With this in mind, ITWeb Security Summit 2022 will be holding two half-day workshops on 2 June at the Sandton Convention Centre in Johannesburg.
During the morning session, Phillimon Zongo, CEO of the Cyber Leadership Institute in Australia, will facilitate a high-pressure cyber crisis response event, simulating how cyber and business executives would respond to a high-impact cyber attack that severely degrades mission-critical systems and services.
Through multiple, realistic injects learnt from the frontlines, delegates will learn how to rapidly set up cyber crisis war rooms, lead with courage and make career-defining decisions under pressure, and clarify key roles and responsibilities and uncover critical cyber blind spots.

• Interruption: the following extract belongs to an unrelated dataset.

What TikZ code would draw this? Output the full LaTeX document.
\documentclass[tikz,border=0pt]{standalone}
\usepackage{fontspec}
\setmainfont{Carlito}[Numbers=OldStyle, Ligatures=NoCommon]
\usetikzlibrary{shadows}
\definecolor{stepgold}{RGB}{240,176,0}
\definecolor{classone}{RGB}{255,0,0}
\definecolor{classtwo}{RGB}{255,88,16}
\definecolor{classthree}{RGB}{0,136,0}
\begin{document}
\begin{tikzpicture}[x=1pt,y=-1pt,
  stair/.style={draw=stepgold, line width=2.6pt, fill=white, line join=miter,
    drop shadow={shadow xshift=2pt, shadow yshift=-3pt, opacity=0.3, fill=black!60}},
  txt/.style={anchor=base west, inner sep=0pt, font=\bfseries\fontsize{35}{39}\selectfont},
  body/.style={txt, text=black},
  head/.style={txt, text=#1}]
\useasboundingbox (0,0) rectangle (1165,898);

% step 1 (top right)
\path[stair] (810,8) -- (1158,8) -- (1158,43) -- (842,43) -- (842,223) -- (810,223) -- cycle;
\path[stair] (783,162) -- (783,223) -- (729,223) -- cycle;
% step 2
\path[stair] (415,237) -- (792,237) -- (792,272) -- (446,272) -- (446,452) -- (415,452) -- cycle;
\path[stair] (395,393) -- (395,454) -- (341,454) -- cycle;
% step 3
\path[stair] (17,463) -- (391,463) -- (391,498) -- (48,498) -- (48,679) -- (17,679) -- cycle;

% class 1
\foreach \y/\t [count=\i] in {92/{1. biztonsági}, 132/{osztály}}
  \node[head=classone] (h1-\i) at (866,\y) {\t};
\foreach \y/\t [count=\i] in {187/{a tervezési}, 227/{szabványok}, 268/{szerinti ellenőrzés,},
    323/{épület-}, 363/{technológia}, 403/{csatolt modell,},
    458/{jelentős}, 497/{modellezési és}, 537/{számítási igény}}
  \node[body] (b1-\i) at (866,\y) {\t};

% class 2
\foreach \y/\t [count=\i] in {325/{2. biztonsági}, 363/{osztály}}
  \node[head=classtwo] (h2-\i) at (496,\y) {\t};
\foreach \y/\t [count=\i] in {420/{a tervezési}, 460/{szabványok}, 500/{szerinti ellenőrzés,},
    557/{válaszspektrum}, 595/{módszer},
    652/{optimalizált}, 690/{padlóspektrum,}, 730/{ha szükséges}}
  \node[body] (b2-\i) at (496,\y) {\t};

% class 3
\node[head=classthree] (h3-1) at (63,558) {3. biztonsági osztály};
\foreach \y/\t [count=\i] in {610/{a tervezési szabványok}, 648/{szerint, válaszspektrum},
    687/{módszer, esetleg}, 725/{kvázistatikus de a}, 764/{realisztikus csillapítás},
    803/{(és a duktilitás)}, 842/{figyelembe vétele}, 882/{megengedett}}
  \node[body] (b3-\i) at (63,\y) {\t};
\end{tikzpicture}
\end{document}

They will also learn to master best practices to deter, contain and rapidly recover from high-impact cyber incursions, minimise long-term brand damage by carefully managing external communications with the media, business partners and regulators, and use lessons learnt to further refine cyber resilience strategies.
Finally, he will show attendees how to run similar exercises within their organisations, reinforcing muscle memory and instilling business confidence.

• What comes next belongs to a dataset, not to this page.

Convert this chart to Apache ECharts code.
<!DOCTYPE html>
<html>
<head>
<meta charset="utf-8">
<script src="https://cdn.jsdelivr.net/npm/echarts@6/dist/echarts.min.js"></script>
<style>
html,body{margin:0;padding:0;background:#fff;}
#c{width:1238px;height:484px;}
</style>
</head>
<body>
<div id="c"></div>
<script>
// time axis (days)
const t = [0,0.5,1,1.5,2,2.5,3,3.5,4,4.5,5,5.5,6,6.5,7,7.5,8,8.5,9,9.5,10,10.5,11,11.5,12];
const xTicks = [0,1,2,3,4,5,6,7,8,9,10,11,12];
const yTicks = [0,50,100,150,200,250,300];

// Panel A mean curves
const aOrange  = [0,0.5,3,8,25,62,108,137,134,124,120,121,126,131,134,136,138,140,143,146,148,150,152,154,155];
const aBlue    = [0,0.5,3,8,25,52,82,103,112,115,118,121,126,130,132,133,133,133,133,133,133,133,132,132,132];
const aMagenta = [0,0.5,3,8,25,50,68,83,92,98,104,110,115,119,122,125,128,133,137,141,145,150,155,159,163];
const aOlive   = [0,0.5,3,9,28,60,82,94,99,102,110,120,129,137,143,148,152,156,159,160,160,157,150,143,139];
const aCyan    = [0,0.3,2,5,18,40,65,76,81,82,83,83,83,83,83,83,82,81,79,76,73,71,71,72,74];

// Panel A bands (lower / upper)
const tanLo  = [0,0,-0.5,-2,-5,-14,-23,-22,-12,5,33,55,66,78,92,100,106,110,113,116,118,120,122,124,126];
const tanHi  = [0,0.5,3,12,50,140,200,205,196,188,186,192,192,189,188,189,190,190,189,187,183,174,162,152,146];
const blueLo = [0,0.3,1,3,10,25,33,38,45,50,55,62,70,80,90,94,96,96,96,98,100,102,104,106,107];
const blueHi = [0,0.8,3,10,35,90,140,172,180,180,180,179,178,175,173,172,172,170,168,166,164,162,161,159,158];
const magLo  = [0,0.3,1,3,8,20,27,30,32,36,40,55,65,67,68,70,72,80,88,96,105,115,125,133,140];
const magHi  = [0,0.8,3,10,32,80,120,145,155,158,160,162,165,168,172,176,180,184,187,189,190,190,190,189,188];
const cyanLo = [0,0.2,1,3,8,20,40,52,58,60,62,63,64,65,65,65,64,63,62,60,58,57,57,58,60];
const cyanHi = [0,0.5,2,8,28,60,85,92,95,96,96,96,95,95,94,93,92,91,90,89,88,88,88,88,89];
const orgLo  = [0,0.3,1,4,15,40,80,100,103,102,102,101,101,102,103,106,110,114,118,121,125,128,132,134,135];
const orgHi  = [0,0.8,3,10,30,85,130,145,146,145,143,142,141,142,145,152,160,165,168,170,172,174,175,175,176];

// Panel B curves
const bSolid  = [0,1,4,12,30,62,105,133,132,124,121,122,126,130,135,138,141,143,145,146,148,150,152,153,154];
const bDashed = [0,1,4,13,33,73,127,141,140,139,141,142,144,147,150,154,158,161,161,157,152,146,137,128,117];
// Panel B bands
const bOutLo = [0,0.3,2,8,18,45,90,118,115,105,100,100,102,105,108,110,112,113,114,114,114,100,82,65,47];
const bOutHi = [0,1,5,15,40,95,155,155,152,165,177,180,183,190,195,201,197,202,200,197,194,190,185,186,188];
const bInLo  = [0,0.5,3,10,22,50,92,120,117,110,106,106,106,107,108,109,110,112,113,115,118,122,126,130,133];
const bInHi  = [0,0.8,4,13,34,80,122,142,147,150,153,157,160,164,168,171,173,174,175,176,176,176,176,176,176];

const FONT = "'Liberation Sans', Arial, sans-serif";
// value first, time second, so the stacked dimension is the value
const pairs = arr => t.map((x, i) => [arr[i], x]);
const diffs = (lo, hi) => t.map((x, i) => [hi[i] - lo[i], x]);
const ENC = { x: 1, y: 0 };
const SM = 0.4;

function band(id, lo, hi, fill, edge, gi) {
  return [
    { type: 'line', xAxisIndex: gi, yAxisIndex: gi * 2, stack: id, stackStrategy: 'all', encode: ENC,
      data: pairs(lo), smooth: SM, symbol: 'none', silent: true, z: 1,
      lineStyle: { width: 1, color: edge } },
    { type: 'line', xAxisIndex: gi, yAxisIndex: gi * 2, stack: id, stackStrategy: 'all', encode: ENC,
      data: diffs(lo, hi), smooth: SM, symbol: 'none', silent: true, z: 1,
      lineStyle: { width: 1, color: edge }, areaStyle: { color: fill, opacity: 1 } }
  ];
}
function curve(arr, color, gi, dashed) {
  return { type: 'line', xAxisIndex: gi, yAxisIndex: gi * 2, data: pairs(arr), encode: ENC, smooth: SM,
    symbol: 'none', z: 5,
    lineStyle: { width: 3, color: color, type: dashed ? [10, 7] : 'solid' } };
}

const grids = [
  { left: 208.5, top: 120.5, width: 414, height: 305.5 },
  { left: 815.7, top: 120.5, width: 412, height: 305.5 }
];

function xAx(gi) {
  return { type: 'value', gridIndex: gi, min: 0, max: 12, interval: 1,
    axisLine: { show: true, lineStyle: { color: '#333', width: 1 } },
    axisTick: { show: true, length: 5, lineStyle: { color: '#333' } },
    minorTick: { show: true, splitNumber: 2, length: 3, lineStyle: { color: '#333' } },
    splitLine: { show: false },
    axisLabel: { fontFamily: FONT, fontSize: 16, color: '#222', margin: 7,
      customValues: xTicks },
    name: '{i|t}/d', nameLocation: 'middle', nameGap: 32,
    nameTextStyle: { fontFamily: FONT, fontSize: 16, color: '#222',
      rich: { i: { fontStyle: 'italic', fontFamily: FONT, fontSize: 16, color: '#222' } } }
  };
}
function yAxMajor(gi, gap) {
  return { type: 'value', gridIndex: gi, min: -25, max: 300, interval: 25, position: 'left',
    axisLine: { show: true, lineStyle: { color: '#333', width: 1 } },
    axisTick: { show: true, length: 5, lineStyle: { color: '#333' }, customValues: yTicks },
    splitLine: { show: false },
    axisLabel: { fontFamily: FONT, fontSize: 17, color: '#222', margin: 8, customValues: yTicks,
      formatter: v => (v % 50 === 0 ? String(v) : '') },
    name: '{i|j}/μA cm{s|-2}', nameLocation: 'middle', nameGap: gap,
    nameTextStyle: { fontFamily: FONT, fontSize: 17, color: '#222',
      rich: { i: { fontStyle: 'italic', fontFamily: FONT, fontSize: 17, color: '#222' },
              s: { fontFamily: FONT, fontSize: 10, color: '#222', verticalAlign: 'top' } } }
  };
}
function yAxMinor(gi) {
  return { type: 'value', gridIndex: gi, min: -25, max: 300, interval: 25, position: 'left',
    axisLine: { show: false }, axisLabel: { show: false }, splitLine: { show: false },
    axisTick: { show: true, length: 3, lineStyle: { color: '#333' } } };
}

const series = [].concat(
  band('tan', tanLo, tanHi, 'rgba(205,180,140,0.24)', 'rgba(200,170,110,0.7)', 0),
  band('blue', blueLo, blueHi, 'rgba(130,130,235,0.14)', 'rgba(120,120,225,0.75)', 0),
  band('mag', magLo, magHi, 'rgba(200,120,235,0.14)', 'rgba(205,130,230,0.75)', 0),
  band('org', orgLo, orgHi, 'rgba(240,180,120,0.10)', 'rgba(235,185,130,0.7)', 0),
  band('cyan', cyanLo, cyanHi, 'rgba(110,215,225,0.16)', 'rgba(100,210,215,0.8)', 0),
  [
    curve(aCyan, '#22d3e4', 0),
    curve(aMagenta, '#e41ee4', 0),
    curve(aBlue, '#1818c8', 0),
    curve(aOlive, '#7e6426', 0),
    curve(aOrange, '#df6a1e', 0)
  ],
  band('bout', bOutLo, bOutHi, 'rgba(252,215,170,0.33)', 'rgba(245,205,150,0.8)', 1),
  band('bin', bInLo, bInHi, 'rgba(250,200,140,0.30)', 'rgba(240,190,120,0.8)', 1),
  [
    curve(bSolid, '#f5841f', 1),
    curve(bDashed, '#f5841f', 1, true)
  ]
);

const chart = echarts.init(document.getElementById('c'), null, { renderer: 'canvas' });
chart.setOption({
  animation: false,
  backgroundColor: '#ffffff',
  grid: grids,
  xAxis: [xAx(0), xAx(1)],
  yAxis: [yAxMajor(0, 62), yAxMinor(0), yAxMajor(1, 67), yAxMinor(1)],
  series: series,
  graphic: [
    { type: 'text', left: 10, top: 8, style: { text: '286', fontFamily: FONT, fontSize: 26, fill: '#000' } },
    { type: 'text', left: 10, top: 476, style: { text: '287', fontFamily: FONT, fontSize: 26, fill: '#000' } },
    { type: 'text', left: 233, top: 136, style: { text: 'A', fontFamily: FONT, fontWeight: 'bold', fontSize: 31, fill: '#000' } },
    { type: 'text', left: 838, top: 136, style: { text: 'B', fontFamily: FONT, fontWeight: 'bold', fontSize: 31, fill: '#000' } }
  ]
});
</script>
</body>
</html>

The afternoon workshop will be facilitated by Ian Farquhar, field chief technology officer (global) at Gigamon. Dubbed: “Rethinking network architectures to support advanced security requirements”, this workshop will take a vendor-neutral look at the technologies needed to meet the security architect’s need for complete visibility of enterprise and government networks.
As security professionals, and given that the assumption of compromise is the only rational position to take, he says networks need to be rearchitected to support more than just speed and resilience. “We need to give attackers nowhere to hide.”
During this workshop, delegates will learn why network traffic access is important for security, and will gain a quick overview of enterprise networking.
They will also learn about accessing traffic in physical (copper and optical), virtual and cloud environments, taps vs SPANs/mirror ports and how taps work, and what packet brokers are and how they work too.
Moreover, they will hear considerations for security tooling, dealing with SSL/TLS, as well as packet broking vs netflow vs network metadata – what’s the difference and when to use these technologies.
Finally, Farquhar will delve into Defence Intelligence’s playbook – unidirectional networking for covert security monitoring.